Hailed by contemporaries and considered by critics today to be the two greatest English novels of the 19th century, Bleak House (1852-3) by Charles Dickens and Middlemarch (1871-2) by George Eliot (the pen name of Mary Anne Evans) could not be more different and, for us, better entries into the complexity, richness, and strangeness of Victorian Britain. Both novels are magisterial, aiming to encompass the "totality" of English society, but precisely because of their heft – both literal and metaphoric – these novels are often not taught in undergraduate classes. We will rectify this sad omission, but will also do so at a pace that will allow us to properly digest and process these immensely complex novels.

The primary goal of this class is to read, understand, and analyze each of these novels. We will spend considerable time on focused close readings (sometimes "micro-readings") of passages, examining temporal shifts and narrative positions, metaphors and meta-perspectives, repetitions and elisions. Throughout, we will ask "Why? Why does Dickens choose this word or image?
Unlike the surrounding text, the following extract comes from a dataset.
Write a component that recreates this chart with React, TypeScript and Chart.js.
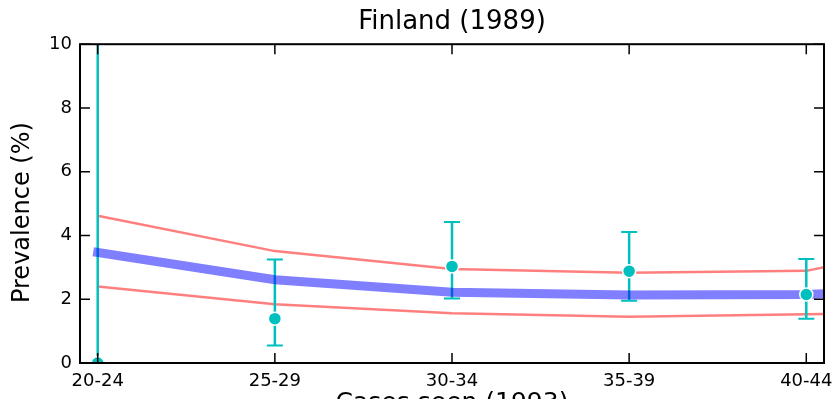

Why does Eliot choose that metaphor and how does it operate?" (Both were at the apex of their powers when they wrote these novels). We will also, of course, address plot questions, trace patterns of repetition, unpack themes and their interactions, as well as note what is evaded. Fueling the focus on such close textual and formal analysis is an attempt to understand 19thc Realism of the British variety – and in this endeavor, no two texts can offer us richer variation than Bleak House and Middlemarch. Finally, because both Dickens and Eliot were drawing on a number of historical developments and events – the Reform Bill of 1832, the Crystal Palace of 1851, the development of railroads, legal and medical reforms, emerging classes and shifting gender relations – we will also learn about some of these struggles and consider each novel’s commentary on these issues.